The principle: the prompt is a suggestion, the code is the law. Any guardrail that only lives in the prompt can be bypassed with a clever injection.
5. Context Window Management
As the agent runs multiple steps, the conversation history grows. I pass previous steps and their results to the LLM so it can build on what it learned. But you must be selective — dump 100 rows of SQL results into the context and you'll blow through the token limit fast.
My approach: include step titles, SQL queries, and summarised results (first 5 rows + row count) in the context. The LLM gets enough to reason without drowning in data.
6. Offer Visualisations Proactively
When the LLM sees that the final result is a table with a categorical column and a numeric column, it proposes chart types (bar, line, pie, doughnut). The user clicks a button and Chart.js renders it instantly.
The key: the LLM doesn't generate chart code. It returns structured metadata (x_column, y_column, type) and the frontend handles rendering. This keeps the LLM output clean and the charts consistent.

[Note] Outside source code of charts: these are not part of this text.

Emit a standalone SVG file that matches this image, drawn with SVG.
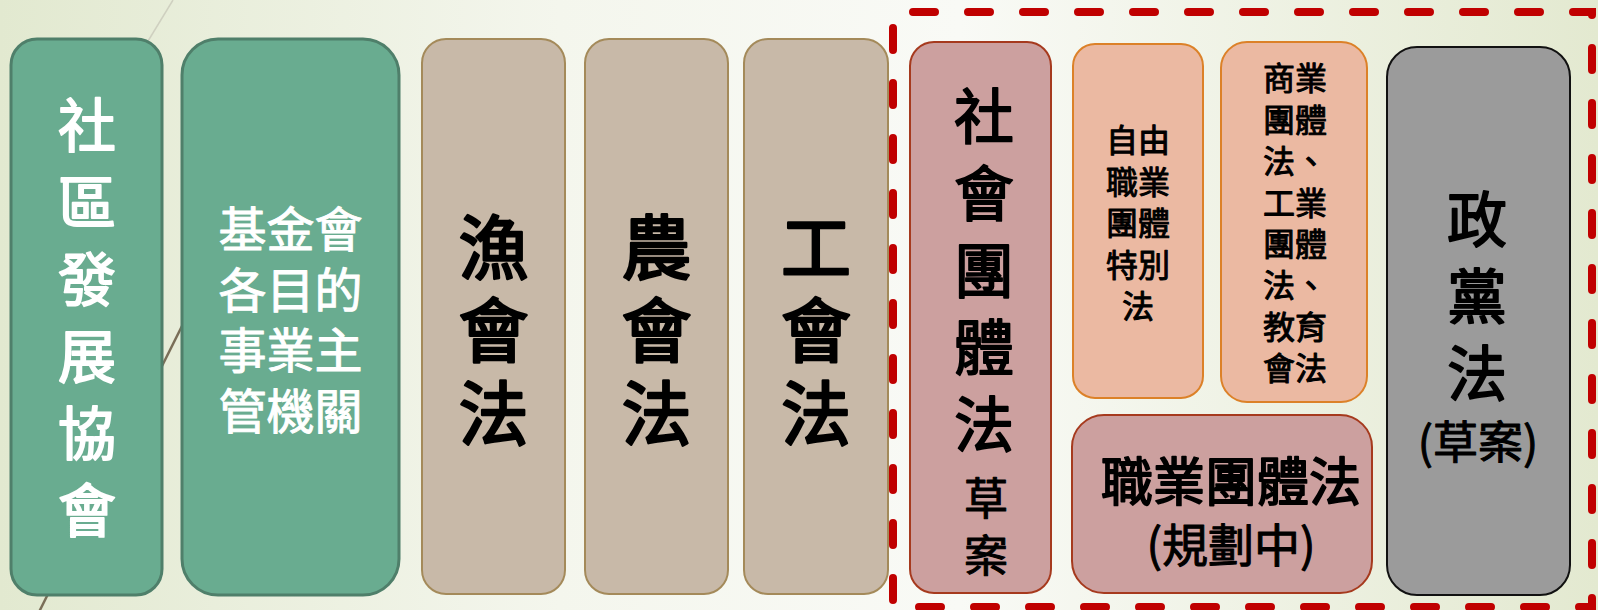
<svg xmlns="http://www.w3.org/2000/svg" width="1598" height="610" viewBox="0 0 1598 610">
<defs>
<linearGradient id="bg" x1="0" y1="0" x2="1" y2="0">
<stop offset="0" stop-color="#e2e9d0"/>
<stop offset="0.35" stop-color="#f4f6ed"/>
<stop offset="0.6" stop-color="#f9faf6"/>
<stop offset="1" stop-color="#e3e9d0"/>
</linearGradient>
<style>
.t{font-family:"Noto Sans CJK TC","Noto Sans CJK SC",sans-serif;text-anchor:middle;dominant-baseline:central;paint-order:stroke;stroke-linejoin:round}
.w{fill:#ffffff;stroke:#ffffff}
.k{fill:#000000;stroke:#000000}
.s0{stroke-width:0}
.s1{stroke-width:1}
.s2{stroke-width:1.8}
.s3{stroke-width:2.6}
.green{fill:#69ac90;stroke:#4f7f6a;stroke-width:3}
.tan{fill:#c8b9a8;stroke:#a48a5a;stroke-width:2}
.rose{fill:#cca09f;stroke:#a63a1e;stroke-width:2}
.peach{fill:#ebb9a2;stroke:#dc8128;stroke-width:2}
.gray{fill:#9b9b9b;stroke:#111111;stroke-width:2}
</style>
</defs>
<rect x="0" y="0" width="1598" height="610" fill="url(#bg)"/>
<g id="background-lines" fill="none">
<line x1="173" y1="0" x2="145" y2="46" stroke="#cfd0c0" stroke-width="1.5"/>
<line x1="215" y1="260" x2="38" y2="614" stroke="#7a6f58" stroke-width="2.5"/>
</g>
<g id="connectors">
<rect id="frame" x="893" y="12" width="699" height="595" fill="none" stroke="#c00000" stroke-width="8" stroke-linecap="round" stroke-dasharray="22 33" stroke-dashoffset="-20"/>
</g>
<g id="n1">
<rect class="green" x="11" y="39" width="151" height="556" rx="26"/>
<text class="t w s2" font-size="58"><tspan x="87" y="122">社</tspan><tspan x="87" y="199">區</tspan><tspan x="87" y="276">發</tspan><tspan x="87" y="353">展</tspan><tspan x="87" y="430">協</tspan><tspan x="87" y="507">會</tspan></text>
</g>
<g id="n2">
<rect class="green" x="182" y="39" width="217" height="556" rx="36"/>
<text class="t w s1" font-size="48"><tspan x="290.5" y="226">基金會</tspan><tspan x="290.5" y="287">各目的</tspan><tspan x="290.5" y="347">事業主</tspan><tspan x="290.5" y="408">管機關</tspan></text>
</g>
<g id="n3">
<rect class="tan" x="422" y="39" width="143" height="555" rx="24"/>
<text class="t k s3" font-size="70"><tspan x="493.5" y="243">漁</tspan><tspan x="493.5" y="326">會</tspan><tspan x="493.5" y="409">法</tspan></text>
</g>
<g id="n4">
<rect class="tan" x="585" y="39" width="143" height="555" rx="24"/>
<text class="t k s3" font-size="70"><tspan x="656.5" y="243">農</tspan><tspan x="656.5" y="326">會</tspan><tspan x="656.5" y="409">法</tspan></text>
</g>
<g id="n5">
<rect class="tan" x="744" y="39" width="144" height="555" rx="24"/>
<text class="t k s3" font-size="70"><tspan x="816" y="243">工</tspan><tspan x="816" y="326">會</tspan><tspan x="816" y="409">法</tspan></text>
</g>
<g id="n6">
<rect class="rose" x="910" y="42" width="141" height="551" rx="24"/>
<text class="t k s2" font-size="60"><tspan x="984" y="112">社</tspan><tspan x="984" y="189">會</tspan><tspan x="984" y="266">團</tspan><tspan x="984" y="343">體</tspan><tspan x="984" y="420">法</tspan></text>
<text class="t k s1" font-size="44"><tspan x="986" y="496">草</tspan><tspan x="986" y="553">案</tspan></text>
</g>
<g id="n7">
<rect class="peach" x="1073" y="44" width="130" height="354" rx="22"/>
<text class="t k s1" font-size="32"><tspan x="1138" y="138">自由</tspan><tspan x="1138" y="180">職業</tspan><tspan x="1138" y="221">團體</tspan><tspan x="1138" y="263">特別</tspan><tspan x="1138" y="304">法</tspan></text>
</g>
<g id="n8">
<rect class="peach" x="1221" y="42" width="146" height="360" rx="26"/>
<text class="t k s1" font-size="32"><tspan x="1295" y="76">商業</tspan><tspan x="1295" y="117.5">團體</tspan><tspan x="1295" y="159">法、</tspan><tspan x="1295" y="201">工業</tspan><tspan x="1295" y="242">團體</tspan><tspan x="1295" y="283">法、</tspan><tspan x="1295" y="325">教育</tspan><tspan x="1295" y="366">會法</tspan></text>
</g>
<g id="n9">
<rect class="gray" x="1387" y="47" width="183" height="548" rx="30"/>
<text class="t k s2" font-size="60"><tspan x="1477" y="215">政</tspan><tspan x="1477" y="292">黨</tspan><tspan x="1477" y="369">法</tspan></text>
<text class="t k s1" x="1478" y="439" font-size="45">(草案)</text>
</g>
<g id="n10">
<rect class="rose" x="1072" y="415" width="300" height="178" rx="32"/>
<text class="t k s2" x="1231" y="478" font-size="52">職業團體法</text>
<text class="t k s1" x="1231" y="542" font-size="46">(規劃中)</text>
</g>
</svg>
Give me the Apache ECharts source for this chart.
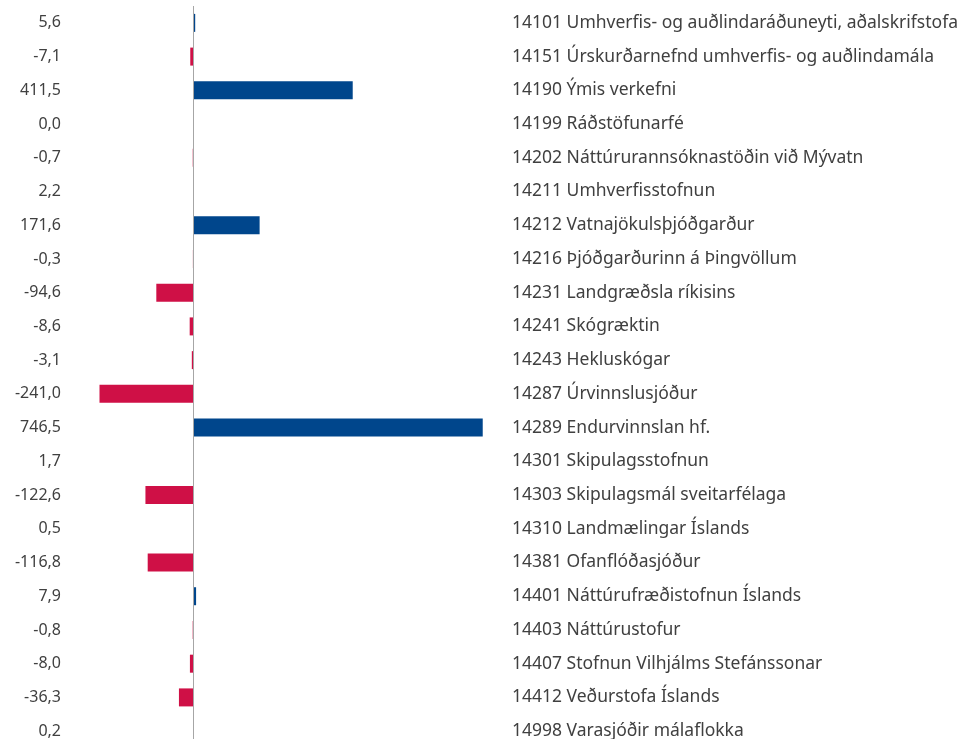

7. Give the User an Escape Hatch
Not every step is useful. Sometimes the LLM goes down a wrong path. Providing Skip (move to the next step without executing) and Exit (stop the entire flow) gives the user control without forcing them to sit through irrelevant queries.
8. Test with Dirty Data
I intentionally injected 40 corrupted rows into the database: NULLs, duplicates, garbage strings, orphan foreign keys, and invalid timestamps. This exercises the agent's ability to surface data quality issues and handle unexpected values without crashing.
If your chatbot interacts with real-world data, test it with the messiest data you can find. The demo-quality clean dataset won't reveal the edge cases your users will hit immediately.
Summary
The patterns from Claude Code that made the biggest difference:
- Step-by-step execution with human approval
- Structured JSON responses
- Auto error recovery (feed errors back to the LLM)
- Guardrails in code, not just in prompts
- Selective context window management
- Proactive visualisation proposals
- Always offer an escape hatch
- Test with intentionally corrupted data
These aren't specific to SQL agents — they apply to any chatbot that does more than just answer questions.